NOTE: The previously reported free promotion has ended but the lo spaghetto al pomodoro is absolutely worth it.
Eataly Chef Michael Nogera had five ingredients on his desk—and mind—for the past six weeks: olive oil, salt, jarred tomatoes, basil and dried pasta. These five ingredients, and only these five ingredients, are in the Eataly Italia’s Corporate Chef Enrico Panero’s lo spaghetto al pomodoro—the dish Nogera was adopting for the US flagship in Flatiron. “You’d think to add garlic, and we tried that, but it just overpowered the dish,” Nogera said. “This dish is all about the tomatoes.”
The team went into the aisles of the market, pulled out 26 varieties of canned tomatoes—and also more than a few different olive oils, salts and pastas—and got to tasting. In the end, the perfect equation worked out to: Così Com'è whole red unpeeled Datterino tomatoes from Campania + artisanal spaghetto di Gragnano IGP by Afeltra from Campania + ROI Monocultivar Taggiasca extra virgin olive oil from Liguria + hand-harvested Sicilian sea salt "Sale Integrale" by Il Mercante di Spezie from Sicily and then all topped with fresh basil.
Italian cooking is about selecting quality ingredients and then getting out of their way. The genius is like director Christopher Guest casting incredibly and then letting the actors ad-lib or ‘90s Chicago Bulls coach Phil Jackson recruiting around Michael Jordan and then sitting back. It’s curation over cooking, so much so that the only time Eataly heats the sauce is when it's added to the warm pasta right before serving.
You can find the dish at Eataly Flatiron’s La Pizza & La Pasta (If you enter from 5th Ave, head straight back until you can’t anymore). The restaurant was relaunched this month with more light and a revamped look along with the fresh arrangement of the classic spaghetto al pomodoro. I was told that many Italians base their opinion on a kitchen by its pomodoro, and I have no reason to believe that isn’t true. What did I think of the bowl? It is phenomenal. I couldn’t believe it, but this simple pasta dish surpassed the hype (like the ‘96 Chicago Bulls or This Is Spinal Tap). Nogera did not lie about the tomatoes, they were the star. The Datterino is an Italian variety about the size of a grape tomato or a date—hence their name. Eataly selected a skin-on version so that the small tomatoes wouldn’t dissolve completely, and the recipe calls for them to be broken up by hand. But how, if Eataly doesn’t cook their canned tomatoes, does the dish not taste tinny? The take-home (all five ingredients are available to purchase in the market portion of Eataly) packaging is glass, the restaurant/bulk size can is lined with an enamel on the inside so the sweet, acidic tomatoes don’t interact with metal. The spaghetto absorbs the sauce but remains toothy while the salt and olive oil are tasted but not seen. The finish of basil isn’t heavy-handed, so every fourth fork twirl you get a nice herbaceous note, though I kept seeking out pearls of that tomato.

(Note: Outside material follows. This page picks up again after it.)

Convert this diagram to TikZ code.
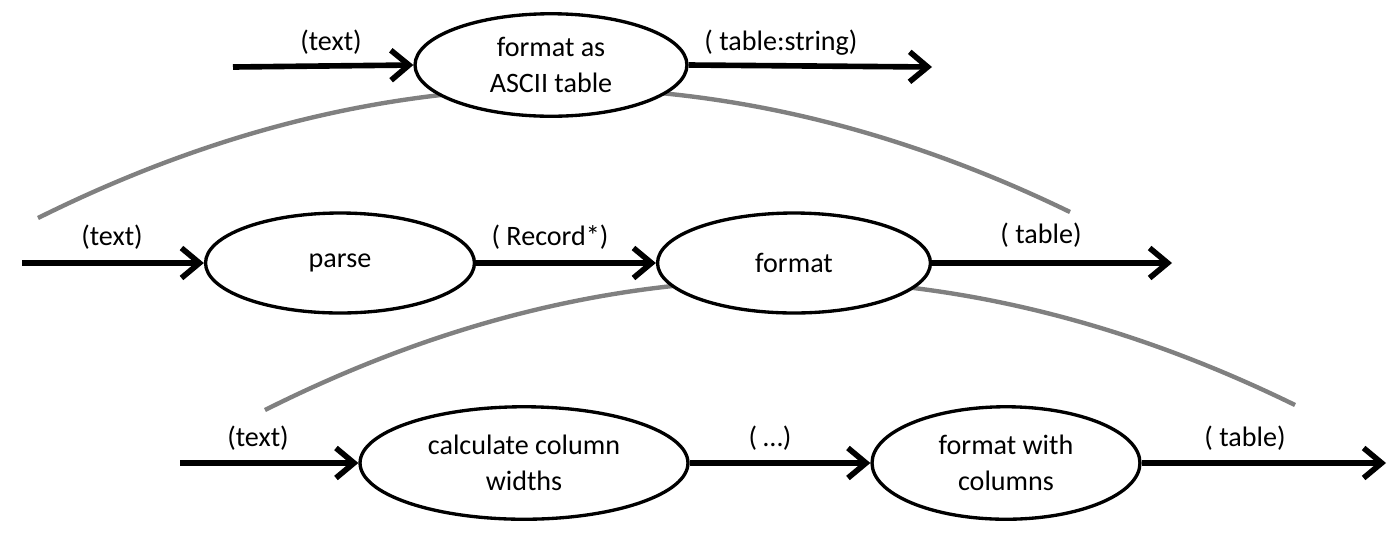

I only stopped eating the lo spaghetto al pomodoro when a large ceramic dish was brought tableside and a square of tiramisu was carved out with a spatula. “Like at nonna’s house,” I was told. Here was New York City’s least-Instagrammable dish, an imperfect lump of cream and coffee dust, but damn was it spectacular, just like an Italian grandmother makes and very few restaurants can replicate.
Had I not fallen for dessert, I could have been in and out of La Pizza & La Pasta in a half-hour—maybe 40 minutes if I were really going to luxuriate in the pomodoro. Often I’m reticent to sit down for lunch in the city on a weekday because I need to be back at my desk in a hour. But this fast casual meal, for only $12, is much more rewarding and cheaper than another pay-by-the-pound steam table lunch (I can’t be trusted around spoon-your-own mashed potatoes). They did it. Nogera is so confident in the dish that this week he finally took the five ingredients off his desk.